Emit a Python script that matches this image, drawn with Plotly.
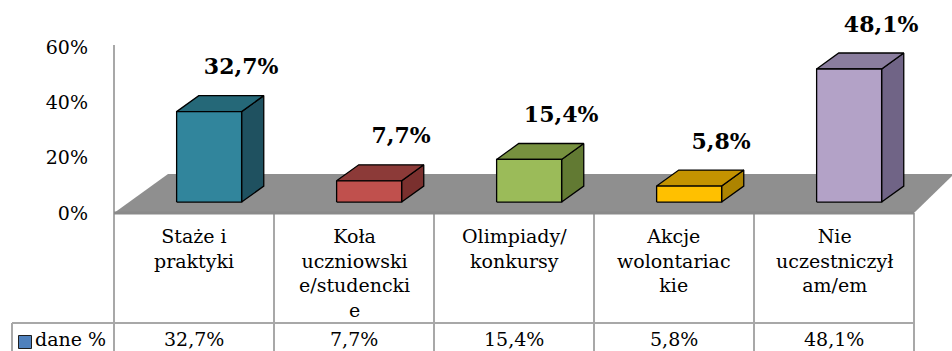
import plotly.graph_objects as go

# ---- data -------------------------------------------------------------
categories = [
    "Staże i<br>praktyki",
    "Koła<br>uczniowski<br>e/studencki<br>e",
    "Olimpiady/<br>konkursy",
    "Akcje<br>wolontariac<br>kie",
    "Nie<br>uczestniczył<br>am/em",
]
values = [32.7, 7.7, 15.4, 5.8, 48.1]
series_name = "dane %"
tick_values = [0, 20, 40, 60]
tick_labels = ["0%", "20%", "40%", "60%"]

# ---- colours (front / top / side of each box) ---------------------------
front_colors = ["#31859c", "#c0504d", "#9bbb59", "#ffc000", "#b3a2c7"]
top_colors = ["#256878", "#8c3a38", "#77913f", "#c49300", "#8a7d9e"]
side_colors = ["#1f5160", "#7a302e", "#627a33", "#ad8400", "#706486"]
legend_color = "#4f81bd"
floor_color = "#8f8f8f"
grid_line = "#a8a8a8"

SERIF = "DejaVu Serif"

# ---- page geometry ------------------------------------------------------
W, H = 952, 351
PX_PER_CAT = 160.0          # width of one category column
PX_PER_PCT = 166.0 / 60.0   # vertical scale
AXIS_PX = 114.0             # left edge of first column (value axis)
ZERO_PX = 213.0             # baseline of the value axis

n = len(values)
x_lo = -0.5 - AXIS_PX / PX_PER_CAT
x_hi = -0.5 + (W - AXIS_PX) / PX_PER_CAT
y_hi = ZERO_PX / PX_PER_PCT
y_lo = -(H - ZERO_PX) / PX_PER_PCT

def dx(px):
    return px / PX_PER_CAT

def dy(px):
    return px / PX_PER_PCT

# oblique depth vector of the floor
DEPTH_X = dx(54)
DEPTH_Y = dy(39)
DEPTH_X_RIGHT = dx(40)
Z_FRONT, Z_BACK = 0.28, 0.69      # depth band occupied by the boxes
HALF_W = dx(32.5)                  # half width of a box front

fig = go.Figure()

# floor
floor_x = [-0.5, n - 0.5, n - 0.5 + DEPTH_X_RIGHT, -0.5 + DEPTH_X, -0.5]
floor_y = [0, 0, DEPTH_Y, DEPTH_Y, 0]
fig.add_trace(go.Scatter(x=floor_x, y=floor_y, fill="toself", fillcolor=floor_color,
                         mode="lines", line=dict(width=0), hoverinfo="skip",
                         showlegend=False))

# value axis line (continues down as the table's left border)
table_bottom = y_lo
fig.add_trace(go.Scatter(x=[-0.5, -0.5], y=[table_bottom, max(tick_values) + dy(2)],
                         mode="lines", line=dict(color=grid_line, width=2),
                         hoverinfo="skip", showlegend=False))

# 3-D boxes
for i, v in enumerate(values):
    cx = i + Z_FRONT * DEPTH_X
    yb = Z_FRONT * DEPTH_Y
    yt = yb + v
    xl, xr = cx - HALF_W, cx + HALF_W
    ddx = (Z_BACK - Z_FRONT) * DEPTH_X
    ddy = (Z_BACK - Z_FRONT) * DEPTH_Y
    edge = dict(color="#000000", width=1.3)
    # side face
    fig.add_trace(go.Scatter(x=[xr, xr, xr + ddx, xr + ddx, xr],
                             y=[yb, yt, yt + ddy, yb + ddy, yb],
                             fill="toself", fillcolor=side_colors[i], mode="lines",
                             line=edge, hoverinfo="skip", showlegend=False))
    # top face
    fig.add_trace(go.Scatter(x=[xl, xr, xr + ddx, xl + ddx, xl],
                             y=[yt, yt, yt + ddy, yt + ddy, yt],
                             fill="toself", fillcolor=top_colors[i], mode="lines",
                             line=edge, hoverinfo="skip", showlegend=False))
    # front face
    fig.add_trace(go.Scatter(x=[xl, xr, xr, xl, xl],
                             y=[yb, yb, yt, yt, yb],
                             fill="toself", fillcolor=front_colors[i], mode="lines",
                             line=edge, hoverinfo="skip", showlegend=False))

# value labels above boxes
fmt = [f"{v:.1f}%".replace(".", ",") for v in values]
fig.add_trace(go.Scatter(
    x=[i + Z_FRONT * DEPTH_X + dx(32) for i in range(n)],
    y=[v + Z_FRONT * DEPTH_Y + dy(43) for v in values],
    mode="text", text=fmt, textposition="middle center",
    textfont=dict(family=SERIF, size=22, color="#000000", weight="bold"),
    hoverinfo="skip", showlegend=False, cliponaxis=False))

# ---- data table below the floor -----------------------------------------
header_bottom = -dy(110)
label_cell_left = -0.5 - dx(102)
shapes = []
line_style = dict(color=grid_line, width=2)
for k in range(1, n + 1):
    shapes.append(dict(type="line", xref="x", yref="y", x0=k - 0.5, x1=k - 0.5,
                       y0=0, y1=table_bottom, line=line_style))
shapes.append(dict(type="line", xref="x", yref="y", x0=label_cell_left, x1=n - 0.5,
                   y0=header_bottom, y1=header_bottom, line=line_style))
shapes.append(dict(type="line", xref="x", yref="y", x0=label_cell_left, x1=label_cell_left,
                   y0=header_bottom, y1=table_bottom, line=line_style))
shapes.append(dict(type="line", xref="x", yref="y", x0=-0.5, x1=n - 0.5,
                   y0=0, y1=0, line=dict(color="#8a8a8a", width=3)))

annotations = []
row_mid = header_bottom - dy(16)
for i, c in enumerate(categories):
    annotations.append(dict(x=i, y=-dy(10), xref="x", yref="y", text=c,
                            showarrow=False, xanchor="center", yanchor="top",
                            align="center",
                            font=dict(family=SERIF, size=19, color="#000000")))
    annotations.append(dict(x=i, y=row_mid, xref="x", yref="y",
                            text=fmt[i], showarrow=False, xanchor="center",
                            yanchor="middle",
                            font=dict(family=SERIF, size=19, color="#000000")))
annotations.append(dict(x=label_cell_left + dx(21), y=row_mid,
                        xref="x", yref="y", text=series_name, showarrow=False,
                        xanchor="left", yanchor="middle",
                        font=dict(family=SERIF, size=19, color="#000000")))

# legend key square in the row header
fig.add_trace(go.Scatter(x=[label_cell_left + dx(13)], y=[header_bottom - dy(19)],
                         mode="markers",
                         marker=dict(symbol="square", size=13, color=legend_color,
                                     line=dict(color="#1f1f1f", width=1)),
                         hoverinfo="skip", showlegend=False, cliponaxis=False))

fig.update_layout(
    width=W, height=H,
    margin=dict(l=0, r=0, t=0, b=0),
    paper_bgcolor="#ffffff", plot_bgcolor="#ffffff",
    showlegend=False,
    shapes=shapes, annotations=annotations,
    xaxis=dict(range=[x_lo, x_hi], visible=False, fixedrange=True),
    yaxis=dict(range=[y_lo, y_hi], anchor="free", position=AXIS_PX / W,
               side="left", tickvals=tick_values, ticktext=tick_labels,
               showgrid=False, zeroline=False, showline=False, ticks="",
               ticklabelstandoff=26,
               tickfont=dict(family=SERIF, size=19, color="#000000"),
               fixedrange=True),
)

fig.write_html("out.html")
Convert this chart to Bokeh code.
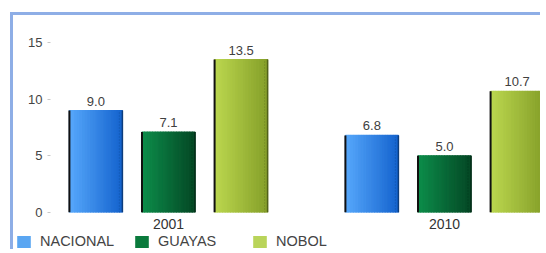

### [WORK TO DO]
Which lines of the data above contain "this"? Copy each one.

### [RIGHT ANSWER]
Emit a Python script that matches this image, drawn with Plotly.
Convert this chart to Bokeh code.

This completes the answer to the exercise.